Cubs fans are long-suffering and know well the waiting game. I won’t bore you with sports statistics but let’s just say that a lifetime is a long time to wait for your team to reach the ultimate success.
We will keep waiting, this time with more hope than despair.
—
What if you don’t know what you’re waiting for?
It was a question I hadn’t considered until recently. I was talking with my therapist about change and my difficulty adjusting to change. She asked me to illustrate it using her sand table (more on this in another post).
So I did.
I told her that for me, change or a dream or whatever is like a seed you can see in your hand and then you cover it up with dirt (or in this case sand) and you wait for it to grow. Eventually, you see what you’ve planted.
With our garden this year, we knew which plants were tomatoes and which were peppers and we had to wait to see what would come from each one. We planted some flower seeds that we didn’t know what they would look like when they popped up through the dirt and bloomed, but we knew they were flowers.
But right now in our life, we’re not sure what’s been planted or what’s going to grow or bloom. That’s vague, I know, but if I could explain it more to you then I’d have some clarity myself.

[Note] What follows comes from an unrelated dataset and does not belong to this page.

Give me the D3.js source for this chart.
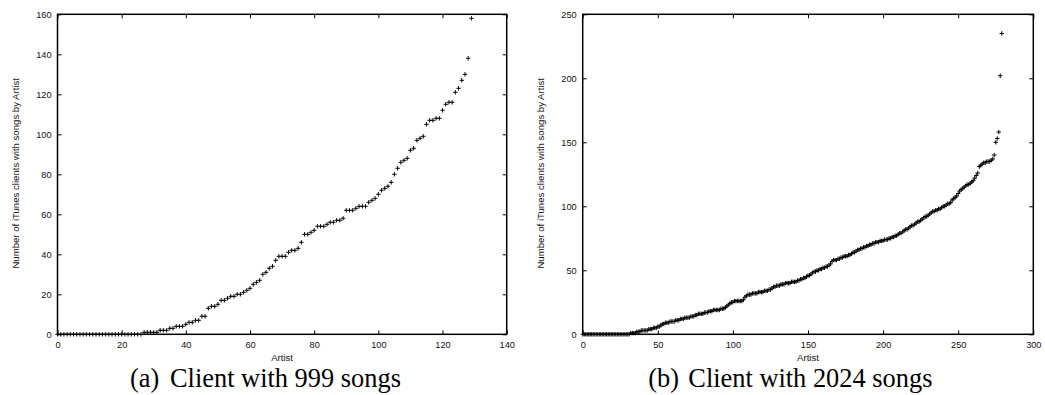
<!DOCTYPE html>
<html>
<head>
<meta charset="utf-8">
<script src="https://cdn.jsdelivr.net/npm/d3@7"></script>
<style>
  html, body { margin: 0; padding: 0; background: #fff; }
  svg { display: block; }
  .tick text { font-family: "Liberation Sans", Arial, sans-serif; font-size: 9.2px; fill: #111; }
  .axis-title { font-family: "Liberation Sans", Arial, sans-serif; font-size: 9.6px; fill: #111; }
  .caption { font-family: "Liberation Serif", "Times New Roman", serif; font-size: 26.4px; fill: #000; }
</style>
</head>
<body>
<svg id="chart" width="1045" height="395"></svg>
<script>
// Client with 999 songs: number of iTunes clients sharing each artist, sorted ascending
const artistsA = [
  0,0,0,0,0,0,0,0,0,0, 0,0,0,0,0,0,0,0,0,0, 0,0,0,0,0,0,0,
  1,1,1,1,1, 2,2,2, 3,3, 4,4,4, 5, 6,6, 7,7, 9,9,
  13, 14,14, 15, 17,17, 18, 19,19, 20,20, 21, 22, 23, 25, 26, 27, 30, 31, 33, 34,
  37, 39,39,39, 41, 42,42, 43, 46, 50,50, 51, 52, 54,54,54, 55, 56,56, 57,57, 58,
  62,62,62, 63, 64,64,64, 66, 67, 68, 70, 72, 73, 74, 76,
  80, 83, 86, 87, 88, 92, 93, 97, 98, 99, 105, 107,107, 108,108, 112, 115, 116,116,
  121, 123, 127, 130, 138, 158
];

// Client with 2024 songs
const artistsB = [
  0,0,0,0,0,0,0,0,0,0, 0,0,0,0,0,0,0,0,0,0, 0,0,0,0,0,0,0,0,0,0, 0,0,
  1,1,1,1, 2,2,2, 3,3,3,3,3, 4,4,4, 5,5,5, 6,6, 7, 8,8, 9,9,9,
  10,10,10,10, 11,11,11, 12,12,12, 13,13,13,13, 14,14,14, 15,15, 16,16,16,16,
  17,17,17, 18,18,18, 19,19,19,19,19, 20,20,20, 21, 22, 23, 24, 25,25,
  26,26,26,26,26,26, 27, 29, 30, 31,31,31, 32,32,32,32, 33,33,33,33, 34,34,34,
  35,35, 36, 37,37, 38,38,38, 39,39,39, 40,40,40,40, 41,41,41,41, 42,42, 43,43,
  44,44, 45, 46,46, 47, 48, 49,49, 50,50, 51,51, 52,52, 53,53, 54, 55, 57,
  58,58,58, 59,59, 60,60, 61,61,61, 62,62, 63, 64,64, 65, 66,66, 67,67, 68,68,
  69,69, 70,70, 71,71, 72,72,72, 73,73,73, 74,74,74, 75,75, 76,76, 77,77, 78,
  79,79, 80, 81, 82,82, 83, 84, 85,85, 86, 87, 88,88, 89, 90, 91, 92,92, 93, 94,
  95, 96,96, 97,97, 98,98, 99, 100,100, 101, 102,102, 103, 105, 106, 107, 108,
  110, 112, 113, 114, 115, 116, 117,117, 118, 119, 120, 122, 124, 126, 131, 132,
  133, 134,134, 135,135,135, 136, 137, 140, 150, 153, 158, 202, 235
];

const xTicksA = [0, 20, 40, 60, 80, 100, 120, 140];
const yTicksA = [0, 20, 40, 60, 80, 100, 120, 140, 160];
const xTicksB = [0, 50, 100, 150, 200, 250, 300];
const yTicksB = [0, 50, 100, 150, 200, 250];

const yTitle = "Number of iTunes clients with songs by Artist";
const xTitle = "Artist";

const svg = d3.select("#chart");

function panel(opts) {
  const { left, right, top, bottom, values, xTicks, yTicks, tag, caption, capX } = opts;
  const x = d3.scaleLinear().domain([xTicks[0], xTicks[xTicks.length - 1]]).range([left, right]);
  const y = d3.scaleLinear().domain([yTicks[0], yTicks[yTicks.length - 1]]).range([bottom, top]);
  const g = svg.append("g");

  // inward ticks on all four sides, labels on bottom and left only
  const axes = [
    [d3.axisBottom(x).tickValues(xTicks).tickSize(-4).tickPadding(7.2), `translate(0,${bottom})`],
    [d3.axisTop(x).tickValues(xTicks).tickSize(-4).tickFormat(""), `translate(0,${top})`],
    [d3.axisLeft(y).tickValues(yTicks).tickSize(-4).tickPadding(6), `translate(${left},0)`],
    [d3.axisRight(y).tickValues(yTicks).tickSize(-4).tickFormat(""), `translate(${right},0)`]
  ];
  axes.forEach(([ax, tr]) => {
    const a = g.append("g").attr("transform", tr).call(ax);
    a.select(".domain").remove();
    a.selectAll(".tick line").attr("stroke", "#000").attr("stroke-width", 1);
  });

  // plot frame
  g.append("rect")
    .attr("x", left).attr("y", top)
    .attr("width", right - left).attr("height", bottom - top)
    .attr("fill", "none").attr("stroke", "#000").attr("stroke-width", 1.5);

  // "+" markers
  const s = 2.2;
  g.append("path")
    .attr("fill", "none").attr("stroke", "#000").attr("stroke-width", 1)
    .attr("d", values.map((v, i) => {
      const px = x(i), py = y(v);
      return `M${px - s},${py}H${px + s}M${px},${py - s}V${py + s}`;
    }).join(""));

  // axis titles
  g.append("text").attr("class", "axis-title")
    .attr("x", (left + right) / 2).attr("y", 361.2)
    .attr("text-anchor", "middle").text(xTitle);
  g.append("text").attr("class", "axis-title")
    .attr("transform", `translate(${left - 39},${(top + bottom) / 2 - 1}) rotate(-90)`)
    .attr("text-anchor", "middle").text(yTitle);

  // sub-figure caption
  const c = g.append("text").attr("class", "caption").attr("y", 386.6);
  c.append("tspan").attr("x", capX).text(tag);
  c.append("tspan").attr("x", capX + 40).text(caption);
}

panel({
  left: 57.5, right: 506.7, top: 14.3, bottom: 334.3,
  values: artistsA, xTicks: xTicksA, yTicks: yTicksA,
  tag: "(a)", caption: "Client with 999 songs", capX: 130
});
panel({
  left: 582.7, right: 1033.3, top: 14.3, bottom: 334.3,
  values: artistsB, xTicks: xTicksB, yTicks: yTicksB,
  tag: "(b)", caption: "Client with 2024 songs", capX: 648.3
});
</script>
</body>
</html>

Phil and I have dreams, a vision for our life, but it’s kind of hazy. It’s like we have a pile of puzzle pieces but we don’t know what the picture is supposed to be when it’s done, and some of the pieces might not even belong to this puzzle. Frustrating. Immensely.
So, we’re waiting. But we don’t know what we’re waiting for. (Maybe it’s not that important, but I still want to know.) Or how long we’ll have to wait. When I see people standing in groups along the bus routes in town, I know that they’re expecting the bus and probably soon. They’ve read the schedule or have been this way before. They know what’s coming and when.
Me? I’m not certain of the what or the when. Sometimes I don’t even know why.
Except that I know that some of the best things in life take time. Home-cooked food is always better than fast food. A Sunday drive on the backroads to see the changing colors is more fulfilling than zipping down the highway at 75. The things I think about over a couple of days are better composed than the tweets I post in the heat of the moment.
As we talked about the waiting in my therapist’s office, I remembered that waiting is an active process. While our vegetables grew in the garden, we still had to weed and water. Farmers fertilize and prepare the soil when the crops aren’t growing. I don’t know exactly what it means to weed and water and fertilize in the waiting season of life, but I know that there’s hard work involved. (And fertilizing is a stinky job.)
There’s work to do in the waiting.
What are you waiting for? And if you don’t know, what are you doing while you wait?